> [EXERCISE]: All lines below must be repeated exactly, with the pictures omitted.

> [SUPPLIED DATA]:
--------
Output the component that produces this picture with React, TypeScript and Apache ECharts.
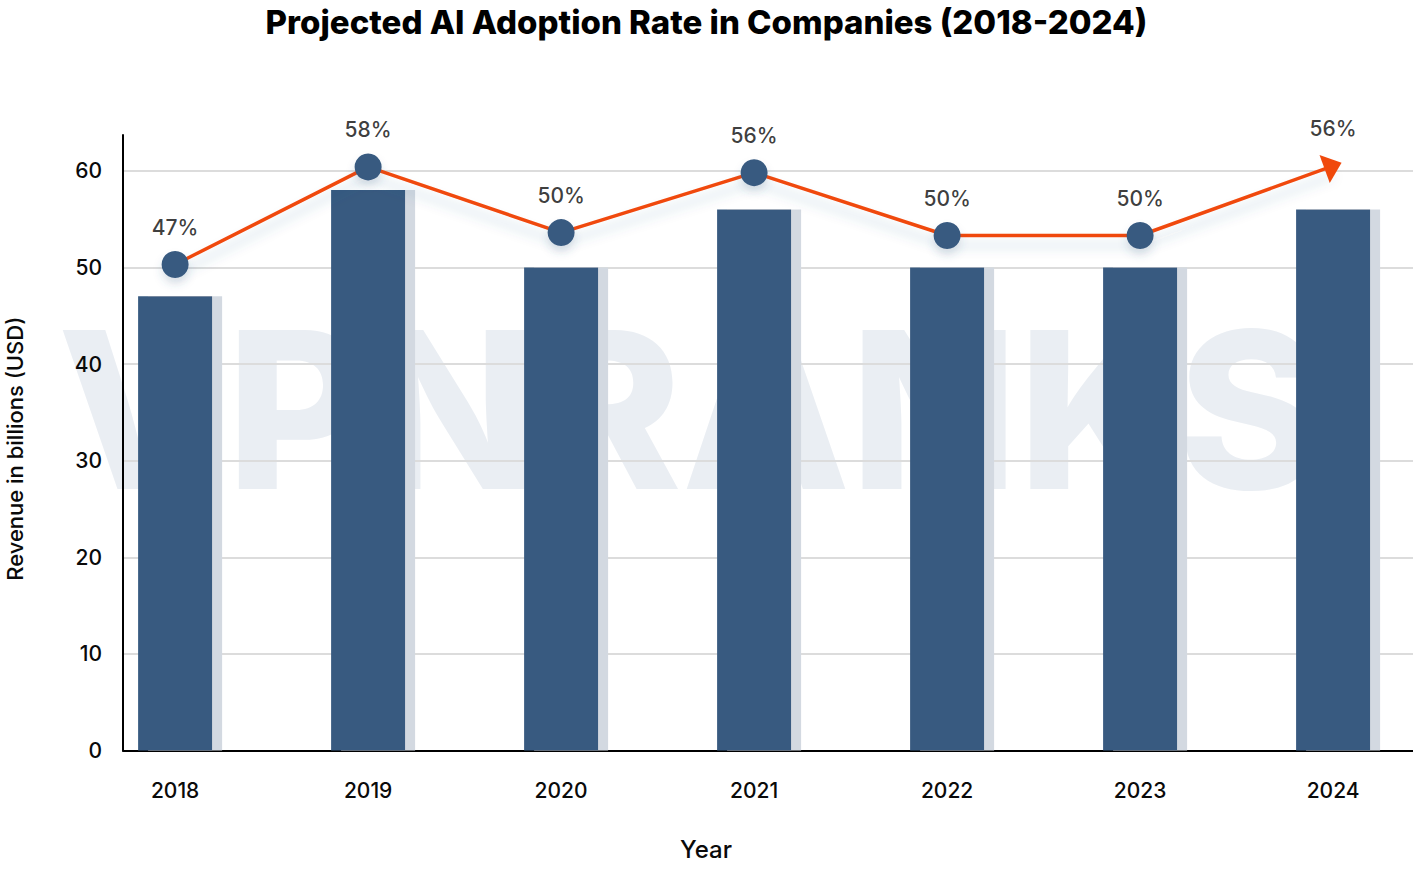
import React, { useEffect, useRef } from 'react';
import * as echarts from 'echarts';

const FONT = 'Inter, "Noto Sans", sans-serif';

const years = ['2018', '2019', '2020', '2021', '2022', '2023', '2024'];
const revenue = [47, 58, 50, 56, 50, 50, 56];
const adoptionLinePos = [50.3, 60.4, 53.6, 59.8, 53.3, 53.3, 60.5];
const adoptionLabels = ['47%', '58%', '50%', '56%', '50%', '50%', '56%'];
const xTickValues = [0, 1, 2, 3, 4, 5, 6];

const BAR = '#375a80';
const ORANGE = '#f0490c';
const TEXT = '#0a0a0a';

export default function App() {
  const ref = useRef<HTMLDivElement>(null);
  useEffect(() => {
    document.body.style.margin = '0';
    const chart = echarts.init(ref.current!, null, { renderer: 'svg' });
    const last = years.length - 1;
    chart.setOption({
      animation: false,
      backgroundColor: '#ffffff',
      title: {
        text: 'Projected AI Adoption Rate in Companies (2018-2024)',
        left: 'center',
        top: 0,
        textStyle: { fontFamily: FONT, fontSize: 33, fontWeight: 800, color: '#000' },
      },
      graphic: [
        {
          type: 'text',
          z: -10,
          silent: true,
          style: {
            text: 'VPNRANKS',
            x: 690,
            y: 409,
            align: 'center',
            verticalAlign: 'middle',
            fontFamily: FONT,
            fontWeight: 800,
            fontSize: 219,
            fill: '#eaeef3',
          },
        },
      ],
      grid: {
        left: 123,
        right: 0,
        top: 135,
        bottom: 123.5,
        containLabel: false,
        outerBoundsMode: 'none',
      },
      xAxis: {
        type: 'value',
        min: -0.27,
        max: 6.414,
        axisLine: { show: true, onZero: false, lineStyle: { color: '#000', width: 2 } },
        axisTick: { show: false },
        splitLine: { show: false },
        axisLabel: {
          customValues: xTickValues,
          formatter: (v: number) => years[Math.round(v)] ?? '',
          fontFamily: FONT,
          fontSize: 21,
          fontWeight: 500,
          color: TEXT,
          margin: 29,
        },
        name: 'Year',
        nameLocation: 'middle',
        nameGap: 87,
        nameTextStyle: { fontFamily: FONT, fontSize: 24, fontWeight: 500, color: TEXT, padding: [0, 124, 0, 0] },
      },
      yAxis: {
        type: 'value',
        min: 0,
        max: 63.7,
        interval: 10,
        axisLine: { show: true, onZero: false, lineStyle: { color: '#000', width: 2 } },
        axisTick: { show: false },
        splitLine: { show: true, showMaxLine: false, showMinLine: false, lineStyle: { color: '#dcdcdc', width: 2 } },
        axisLabel: {
          showMaxLabel: false,
          fontFamily: FONT,
          fontSize: 21,
          fontWeight: 500,
          color: TEXT,
          margin: 21,
          padding: [0, 0, 4, 0],
        },
        name: 'Revenue in billions (USD)',
        nameLocation: 'middle',
        nameGap: 97,
        nameRotate: 90,
        nameTextStyle: { fontFamily: FONT, fontSize: 22, fontWeight: 500, color: TEXT, padding: [0, 12, 0, 0] },
      },
      series: [
        {
          type: 'bar',
          name: 'Revenue',
          data: revenue.map((v, i) => [i, v]),
          barWidth: 74,
          z: 2,
          itemStyle: {
            color: BAR,
            shadowColor: '#d3d9e1',
            shadowOffsetX: 10,
            shadowOffsetY: 0,
            shadowBlur: 0,
          },
        },
        {
          type: 'line',
          name: 'Adoption',
          z: 3,
          data: adoptionLinePos.map((v, i) =>
            i === last
              ? {
                  value: [i, v],
                  symbol: 'triangle',
                  symbolSize: [30, 18],
                  symbolRotate: -70,
                  itemStyle: { color: ORANGE, shadowBlur: 0, shadowOffsetY: 0, shadowColor: 'rgba(0,0,0,0)' },
                }
              : { value: [i, v] }
          ),
          symbol: 'circle',
          symbolSize: 27,
          showAllSymbol: true,
          lineStyle: {
            color: ORANGE,
            width: 3.5,
            shadowColor: 'rgba(55,90,128,0.22)',
            shadowBlur: 12,
            shadowOffsetY: 10,
          },
          itemStyle: {
            color: BAR,
            shadowColor: 'rgba(55,90,128,0.18)',
            shadowBlur: 8,
            shadowOffsetY: 6,
          },
        },
        {
          type: 'scatter',
          name: 'Labels',
          z: 4,
          silent: true,
          symbolSize: 27,
          itemStyle: { color: 'rgba(0,0,0,0)' },
          data: adoptionLinePos.map((v, i) => [i, v]),
          label: {
            show: true,
            position: 'top',
            distance: 13,
            fontFamily: FONT,
            fontSize: 21,
            fontWeight: 500,
            color: TEXT,
            formatter: (p: any) => adoptionLabels[p.dataIndex],
          },
        },
      ],
    });
    return () => chart.dispose();
  }, []);
  return <div ref={ref} style={{ width: 1413, height: 874 }} />;
}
--------
> [EXPECTED ANSWER]:
Output the component that produces this picture with React, TypeScript and Apache ECharts.
import React, { useEffect, useRef } from 'react';
import * as echarts from 'echarts';

const FONT = 'Inter, "Noto Sans", sans-serif';

const years = ['2018', '2019', '2020', '2021', '2022', '2023', '2024'];
const revenue = [47, 58, 50, 56, 50, 50, 56];
const adoptionLinePos = [50.3, 60.4, 53.6, 59.8, 53.3, 53.3, 60.5];
const adoptionLabels = ['47%', '58%', '50%', '56%', '50%', '50%', '56%'];
const xTickValues = [0, 1, 2, 3, 4, 5, 6];

const BAR = '#375a80';
const ORANGE = '#f0490c';
const TEXT = '#0a0a0a';

export default function App() {
  const ref = useRef<HTMLDivElement>(null);
  useEffect(() => {
    document.body.style.margin = '0';
    const chart = echarts.init(ref.current!, null, { renderer: 'svg' });
    const last = years.length - 1;
    chart.setOption({
      animation: false,
      backgroundColor: '#ffffff',
      title: {
        text: 'Projected AI Adoption Rate in Companies (2018-2024)',
        left: 'center',
        top: 0,
        textStyle: { fontFamily: FONT, fontSize: 33, fontWeight: 800, color: '#000' },
      },
      graphic: [
        {
          type: 'text',
          z: -10,
          silent: true,
          style: {
            text: 'VPNRANKS',
            x: 690,
            y: 409,
            align: 'center',
            verticalAlign: 'middle',
            fontFamily: FONT,
            fontWeight: 800,
            fontSize: 219,
            fill: '#eaeef3',
          },
        },
      ],
      grid: {
        left: 123,
        right: 0,
        top: 135,
        bottom: 123.5,
        containLabel: false,
        outerBoundsMode: 'none',
      },
      xAxis: {
        type: 'value',
        min: -0.27,
        max: 6.414,
        axisLine: { show: true, onZero: false, lineStyle: { color: '#000', width: 2 } },
        axisTick: { show: false },
        splitLine: { show: false },
        axisLabel: {
          customValues: xTickValues,
          formatter: (v: number) => years[Math.round(v)] ?? '',
          fontFamily: FONT,
          fontSize: 21,
          fontWeight: 500,
          color: TEXT,
          margin: 29,
        },
        name: 'Year',
        nameLocation: 'middle',
        nameGap: 87,
        nameTextStyle: { fontFamily: FONT, fontSize: 24, fontWeight: 500, color: TEXT, padding: [0, 124, 0, 0] },
      },
      yAxis: {
        type: 'value',
        min: 0,
        max: 63.7,
        interval: 10,
        axisLine: { show: true, onZero: false, lineStyle: { color: '#000', width: 2 } },
        axisTick: { show: false },
        splitLine: { show: true, showMaxLine: false, showMinLine: false, lineStyle: { color: '#dcdcdc', width: 2 } },
        axisLabel: {
          showMaxLabel: false,
          fontFamily: FONT,
          fontSize: 21,
          fontWeight: 500,
          color: TEXT,
          margin: 21,
          padding: [0, 0, 4, 0],
        },
        name: 'Revenue in billions (USD)',
        nameLocation: 'middle',
        nameGap: 97,
        nameRotate: 90,
        nameTextStyle: { fontFamily: FONT, fontSize: 22, fontWeight: 500, color: TEXT, padding: [0, 12, 0, 0] },
      },
      series: [
        {
          type: 'bar',
          name: 'Revenue',
          data: revenue.map((v, i) => [i, v]),
          barWidth: 74,
          z: 2,
          itemStyle: {
            color: BAR,
            shadowColor: '#d3d9e1',
            shadowOffsetX: 10,
            shadowOffsetY: 0,
            shadowBlur: 0,
          },
        },
        {
          type: 'line',
          name: 'Adoption',
          z: 3,
          data: adoptionLinePos.map((v, i) =>
            i === last
              ? {
                  value: [i, v],
                  symbol: 'triangle',
                  symbolSize: [30, 18],
                  symbolRotate: -70,
                  itemStyle: { color: ORANGE, shadowBlur: 0, shadowOffsetY: 0, shadowColor: 'rgba(0,0,0,0)' },
                }
              : { value: [i, v] }
          ),
          symbol: 'circle',
          symbolSize: 27,
          showAllSymbol: true,
          lineStyle: {
            color: ORANGE,
            width: 3.5,
            shadowColor: 'rgba(55,90,128,0.22)',
            shadowBlur: 12,
            shadowOffsetY: 10,
          },
          itemStyle: {
            color: BAR,
            shadowColor: 'rgba(55,90,128,0.18)',
            shadowBlur: 8,
            shadowOffsetY: 6,
          },
        },
        {
          type: 'scatter',
          name: 'Labels',
          z: 4,
          silent: true,
          symbolSize: 27,
          itemStyle: { color: 'rgba(0,0,0,0)' },
          data: adoptionLinePos.map((v, i) => [i, v]),
          label: {
            show: true,
            position: 'top',
            distance: 13,
            fontFamily: FONT,
            fontSize: 21,
            fontWeight: 500,
            color: TEXT,
            formatter: (p: any) => adoptionLabels[p.dataIndex],
          },
        },
      ],
    });
    return () => chart.dispose();
  }, []);
  return <div ref={ref} style={{ width: 1413, height: 874 }} />;
}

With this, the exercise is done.